In Italia è previsto un periodo di silenzio elettorale per dare la possibilità ai cittadini di riflettere (senza interferenze varie) sulla preferenza da esprimere alle urne. Silenzio che deve scattare nel giorno precedente e in quelli stabiliti per la votazione: sono vietati, infatti, comizi e ogni tipo di propaganda, in segno di rispetto verso gli elettori. Lo prevede la legge 212 del 4 aprile 1956.

Silenzio elettorale, cosa dice la legge

Lo scopo della norma è quello di dare la possibilità ai cittadini, dopo aver ascoltato e analizzato i programmi dei vari partiti nel corso della campagna elettorale, di elaborare una scelta senza ulteriori condizionamenti. La legge 212 del 4 aprile 1956, all’articolo 9, recita: “Nel giorno precedente e in quelli stabiliti per le elezioni sono vietati i comizi e le riunioni di propaganda elettorale diretta o indiretta, in luoghi pubblici o aperti al pubblico, nonché la nuova affissione di stampati, giornali murali o altri o manifesti di propaganda o l’applicazione di striscioni, drappi o impianti luminosi. Nei giorni destinati alla votazione è vietata, altresì, ogni propaganda elettorale entro il raggio di 200 metri dall’ingresso delle sezioni elettorali”.

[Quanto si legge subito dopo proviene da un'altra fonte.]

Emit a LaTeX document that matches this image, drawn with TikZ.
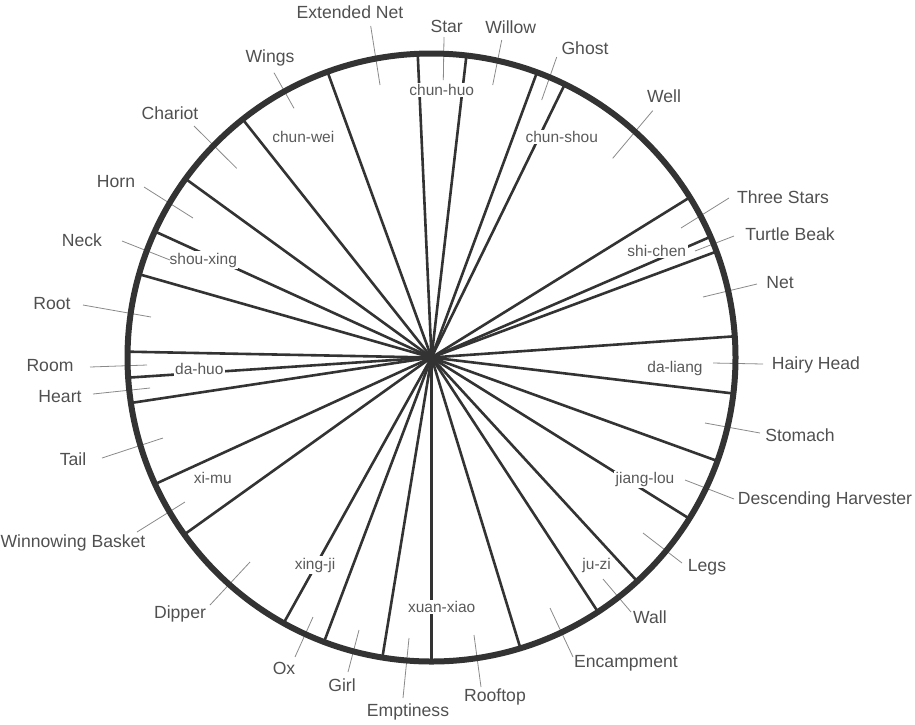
\documentclass[tikz,border=0pt]{standalone}
\usepackage{fontspec}
\setmainfont{Liberation Sans}
\definecolor{spokecol}{HTML}{333333}
\definecolor{leadcol}{HTML}{8A8A8A}
\definecolor{labcol}{HTML}{505050}
\definecolor{innercol}{HTML}{5A5A5A}
\begin{document}
\begin{tikzpicture}[x=1pt,y=1pt,
  spoke/.style={line width=2.6pt, draw=spokecol},
  rim/.style={line width=6pt, draw=spokecol},
  leader/.style={line width=0.8pt, draw=leadcol},
  outer/.style={text=labcol, font=\fontsize{17.6}{20}\selectfont, inner sep=0pt},
  inner/.style={text=innercol, fill=white, font=\fontsize{15.5}{18}\selectfont, inner sep=1.5pt}]
\useasboundingbox (0,0) rectangle (915,-724);
\coordinate (c) at (431.5,-357.5);
% spokes
\foreach \a [count=\i] in {110,92.6,83.4,69.7,64.0,31.8,23.4,20.4,4.0,353.2,340.1,328.0,312.6,303.2,287.0,270,260.7,249.3,240.9,215.6,204.6,188.6,183.8,178.9,164.1,155.5,144.0,128.4}{
  \path (c) ++(\a:304) coordinate (s\i);
  \draw[spoke] (c) -- (s\i);
}
% inner station labels
\foreach \t/\x/\y [count=\i] in {chun-huo/441.7/90, chun-wei/303.3/136.7, chun-shou/561.7/136.7,
  shi-chen/656.7/250.7, da-liang/675/368.3, jiang-lou/645/479.3, ju-zi/596.7/565,
  xuan-xiao/441.7/606.7, xing-ji/315/565, xi-mu/212.7/478.3, da-huo/199.3/369.3, shou-xing/203.3/260}{
  \node[inner] (in\i) at (\x,-\y) {\t};
}
% leaders and outer labels
\foreach \t/\x/\y/\ax/\ay/\bx/\by [count=\i] in {
  Extended Net/350/12/370.7/26/380/85,
  Star/446.7/26/444/37/443.3/80,
  Willow/510.7/27/501.7/40/492.7/85,
  Ghost/585/48/556.7/57/541.7/100,
  Well/664/96/652.7/110.7/612.7/158.3,
  Three Stars/783/197/729/198/681/228,
  Turtle Beak/790/234/734/236/695/251,
  Net/780/283/757/284/703/297,
  Hairy Head/816/365/763/364/713/363,
  Stomach/800/435/760/433/705/423,
  Descending Harvester/825/500/734/499/685/480,
  Legs/707/567/682/563/643/533,
  Wall/650/617/631/612/603/579,
  Encampment/626/663/573/657/550/608,
  Rooftop/495/697/481/687/474/635,
  Emptiness/408/712/403/698/409/638,
  Girl/342/685/348/672/359/630,
  Ox/284/668/295/657/313/617,
  Dipper/180/614/210/605/250/562,
  Winnowing Basket/73/543/137/532/185/502,
  Tail/73/459/102/458/163/438,
  Heart/60/397/93/394/150/388,
  Room/50/366/90/367/147/365,
  Root/52/304/83/305/151/317,
  Neck/82/240/122/241/170/260,
  Horn/116/182/144/187/193/218,
  Chariot/170/113/194/126/236.7/168.3,
  Wings/270/58/274/72.7/294/108.3}{
  \node[outer] (o\i) at (\x,-\y) {\t};
  \coordinate (la\i) at (\ax,-\ay);
  \coordinate (lb\i) at (\bx,-\by);
  \draw[leader] (la\i) -- (lb\i);
}
% rim
\draw[rim] (c) circle[radius=304];
\end{tikzpicture}
\end{document}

Silenzio elettorale e sanzioni: valgono anche per i social?

La norma del 1975 ha integrato in quella originaria le sanzioni previste per la violazione del silenzio elettorale. Chiunque trasgredisca al provvedimento è punibile con la reclusione fino ad un anno o con una multa da 103 a 1.032 euro.

La legge del 1984 può considerarsi abbastanza elastica da includere nel suo spettro di applicazione anche altre forme di comunicazione mediatica che sono arrivate successivamente, come i social network. È questo il parere dell’Agcom, l’autorità per le Garanzie nelle Comunicazioni, che nelle sue linee guida del 2019 aveva disposto che anche il rispetto del silenzio elettorale fosse da esercitare anche sulle piattaforme digitali. La Corte di Cassazione ha confermato la decisione dell’Agcom riconoscendo i social come un luogo pubblico, di dibattito e diffusione di notizie. Ovviamente questa sentenza ha prodotto diverse polemiche e diverse interpretazioni, che ritengono invece che FacebookTikoTokInstagram e così via debbano essere trattate separatamente, e che il vuoto legislativo non possa essere tappato da una norma risalente al 1956.